Characters seldom act like real people (except for Karswell and his mother). The king of ludicrous behaviors comes when Holden goes to Scotland Yard. Granted, he acknowledges that move as stupid afterwards, but even with his brain addled by fear, what could he possibly expect the police to do? He reports that he saw evil smoke in the woods and felt like he was followed, and thinks the police will…arrest the demon? Then there is the forced romance. Holden is lecherous and slimy and obviously doesn’t respect Joanna’s views. She is strident, easily offended, and rather dim, and respects his views even less. But it’s a movie so they have to fall for each other.
Much is made of the two short appearances of the demon (and if the studio insisted on more screen time for the monster, and if that harmed Tourneur’s “vision”). It doesn’t matter why the shots are the way they are, but it does matter that they are too long. The film would be anticlimactic without some appearance by the demon, but as he looks, first like a marionette, and then like a Halloween dog mask, less would have helped the film.
Added all those problems is the question of why the events in the story are taking place at all.
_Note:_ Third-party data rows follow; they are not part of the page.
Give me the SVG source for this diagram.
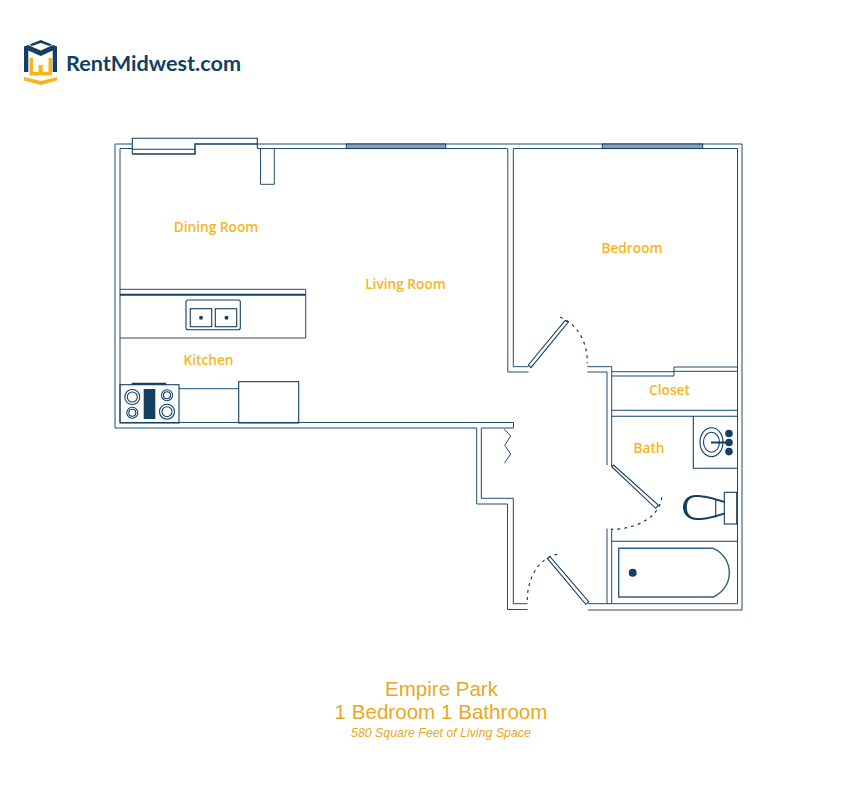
<svg xmlns="http://www.w3.org/2000/svg" width="864" height="792" viewBox="0 0 864 792">
<style>
.w{fill:none;stroke:#1f4d70;stroke-width:1}
.d{fill:none;stroke:#123f62;stroke-width:1.1}
.dash{fill:none;stroke:#123f62;stroke-width:1.2;stroke-dasharray:3 4}
.win{fill:#86a0b5;stroke:#123f62;stroke-width:1}
.leaf{fill:#fff;stroke:#123f62;stroke-width:1.1}
.l{font-family:"Open Sans","Noto Sans",sans-serif;font-weight:600;font-size:13.7px;fill:#fbb41c;text-anchor:middle}
.t{font-family:"Liberation Sans",Arial,sans-serif;fill:#e9a824;text-anchor:middle}
.n{fill:#123f62}
.thick{stroke-width:2}
</style>
<rect width="864" height="792" fill="#fff"/>
<g id="logo">
<polygon class="n" points="32,43.5 40.7,40 49.5,43.5 52,44.8 49.5,46 40.7,43 32,46 29.5,44.8"/>
<polygon class="n" points="24,46.5 28,45 40.7,50.5 53,45 57,46.5 57,72 52.7,72 52.7,50.5 40.7,56 28.3,50.5 28.3,72 24,72"/>
<polygon fill="#fbb41c" points="29.5,58 33,58 33,72 38.5,72 38.5,65 42.7,65 42.7,72 48.5,72 48.5,58 52,58 52,75.5 29.5,75.5"/>
<polygon fill="#fbb41c" points="24,77 40.7,81 57,77 57,80.5 40.7,85 24,80.5"/>
<text x="66" y="71" font-family="Lato,'Open Sans',sans-serif" font-weight="700" font-size="21.5" fill="#123f62" textLength="175" lengthAdjust="spacingAndGlyphs">RentMidwest.com</text>
</g>
<g id="connectors">
<path id="outer-shell" class="w" d="M132.3,144H115V428H476.7V504H507.5V609.5H527.5"/>
<path id="inner-shell" class="w" d="M132.3,148.5H120V422.5H513.5V428H481.3V498.3H513.3V603.7H527.5"/>
<path id="top-wall-outer" class="w" d="M257.3,144H742V610H588"/>
<path id="top-wall-inner" class="w" d="M257.3,148.5H507.5M513.3,148.5H737.5V603.7H588"/>
<path id="bedroom-wall" class="w" d="M507.8,148.5V372H528.5M513.3,148.5V366.7H528.5"/>
<path id="hall-right" class="w" d="M587.3,366.7H611.7V466M587.3,372H607V465M607,528.5V603.7M611.7,528.5V603.7"/>
<path id="closet" class="w" d="M611.7,371.7H674V367H737.5M611.7,376H674V371.3H737.5M611.7,410.3H737.5"/>
<path class="d" d="M611.7,416.3H737.5M611.7,541.3H737.5"/>
<path id="zigzag" class="w" d="M504.3,429.3L510.7,436L504.7,445.3L510.7,454L504.3,463.3"/>
<path class="dash" d="M560,317.3A38,46 0 0 1 587.3,363.3"/>
<path class="dash" d="M661.7,497.3A50,34 0 0 1 611.7,529.3"/>
<path class="dash" d="M557.3,554.3A34,46 0 0 0 527.3,601.7"/>
</g>
<g id="windows">
<path class="d" d="M132.3,154V138.3H257.3V148.5"/>
<path class="d" d="M132.3,149.3H195"/>
<path class="d" style="stroke-width:1.5" d="M132.3,154H195V144H257.3"/>
<rect class="win" x="346.3" y="144" width="99.4" height="4.5"/>
<rect class="win" x="602.3" y="144" width="100.4" height="4.5"/>
<path id="pillar" class="w" d="M260.5,148.5V184.3H274.3V148.5"/>
</g>
<g id="doors">
<polygon class="leaf" points="528.3,365 565,320.7 568.3,322 531,367.7"/>
<polygon class="leaf" points="611.7,466.7 613.5,465 658.3,505 655.7,508.3"/>
<polygon class="leaf" points="547.3,558.3 550,556.7 588.7,601.7 585.7,604.3"/>
</g>
<g id="kitchen">
<path class="w" d="M120,289.3H305.7V338H120"/>
<path class="d thick" d="M120,294.7H305.7"/>
<rect class="d" x="186" y="300" width="54.3" height="29.7" rx="2"/>
<rect class="d" x="190.3" y="308.7" width="21.4" height="18"/>
<rect class="d" x="215.3" y="308.7" width="21.4" height="18"/>
<circle class="n" cx="201" cy="317.7" r="2"/>
<circle class="n" cx="226.5" cy="317.7" r="2"/>
<rect class="d" x="120" y="384.7" width="59" height="38.3"/>
<path class="d thick" d="M131.7,383.8H166"/>
<rect class="n" x="143.7" y="389" width="11.6" height="30"/>
<g class="d">
<circle cx="132.3" cy="397" r="7.5"/><circle cx="132.3" cy="397" r="5"/>
<circle cx="132.3" cy="412.7" r="5.5"/><circle cx="132.3" cy="412.7" r="3.5"/>
<circle cx="167" cy="395.3" r="5.5"/><circle cx="167" cy="395.3" r="3.5"/>
<circle cx="167" cy="411.7" r="7.5"/><circle cx="167" cy="411.7" r="5"/>
</g>
<path class="w" d="M179,388.7H238.7"/>
<rect class="d" x="238.7" y="381.7" width="60" height="41.3"/>
</g>
<g id="bath">
<path class="d" d="M693.3,416.3V468.3H737.5"/>
<ellipse class="d" cx="711.5" cy="442.2" rx="11.5" ry="14.5"/>
<ellipse class="d" cx="711.5" cy="442.2" rx="8" ry="10"/>
<path class="d thick" d="M711,442.5H729"/>
<circle class="n" cx="729" cy="433.5" r="3.8"/>
<circle class="n" cx="729" cy="442.5" r="3.8"/>
<circle class="n" cx="729" cy="451.6" r="3.8"/>
<path class="n" d="M724.3,501C712,497 704,495 696,495C687,495 683,501 683,507.5C683,514 688,520 697,520C706,520 714,518 724.3,514.5V512.5C714,516 706,518 697,518C691,518 686.8,514 686.8,507.5C686.8,501 690,497 696,497C704,497 712,499 724.3,503Z"/>
<rect class="d" x="724.3" y="492.3" width="12.4" height="31.7"/>
<path class="d" d="M715.7,499V517.5"/>
<path class="d" style="stroke:#2f5f80;stroke-width:1.4" d="M618.7,548.3H713.3A26.5,26.5 0 0 1 713.3,597H618.7Z"/>
<circle class="n" cx="632.7" cy="572.7" r="4"/>
</g>
<g id="labels">
<text class="l" x="216" y="232">Dining Room</text>
<text class="l" x="405.5" y="289">Living Room</text>
<text class="l" x="632" y="252.5">Bedroom</text>
<text class="l" x="208.5" y="365">Kitchen</text>
<text class="l" x="669.5" y="394.5">Closet</text>
<text class="l" x="649" y="453">Bath</text>
<text class="t" x="441.5" y="695.5" font-size="20.5">Empire Park</text>
<text class="t" x="441" y="718.5" font-size="20.6">1 Bedroom 1 Bathroom</text>
<text class="t" x="441" y="737" font-size="12.35" font-style="italic">580 Square Feet of Living Space</text>
</g>
</svg>
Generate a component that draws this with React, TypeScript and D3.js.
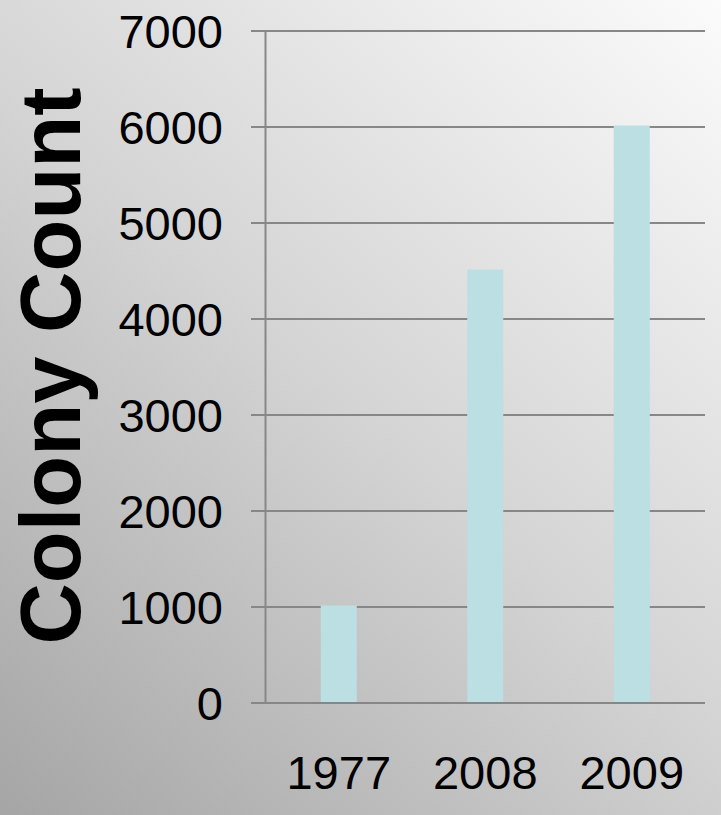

That is, why did Karswell curse these two scientists? He indicated he is afraid of the powers he has tapped into, and that summoning a demon is very dangerous, so I was expecting some big secret to explain it. But nothing comes. Holden is no threat to Karswell. Why would he care if Holden declares he’s a fraud? It isn’t going to lose him any followers. It will effect nothing (I wouldn’t even think anyone would notice, but this is a world where an unknown psychologist going to a conference gets a headline in the paper), but in summoning a demon, he risks everything.
There’s a lot of talent involved in The Night of the Demon, but not enough intelligence. Perhaps the script just needed another rewrite or two. It had the potential to be a great film.
Curse of the Demon was the name given to a recut version that played in American theaters (though in recent years, the Curse name has been put on the full British cut). It slices twelve minutes. Some edits help, such as the truncation of an overlong and unbelievable meeting scene with Holden and Joanna on a plane. Others harm the film, like the removable of Holden’s uneasy confrontation with a family of Karswell’s followers. Overall, the effect of the cuts is to make the film too abrupt without sufficient character development.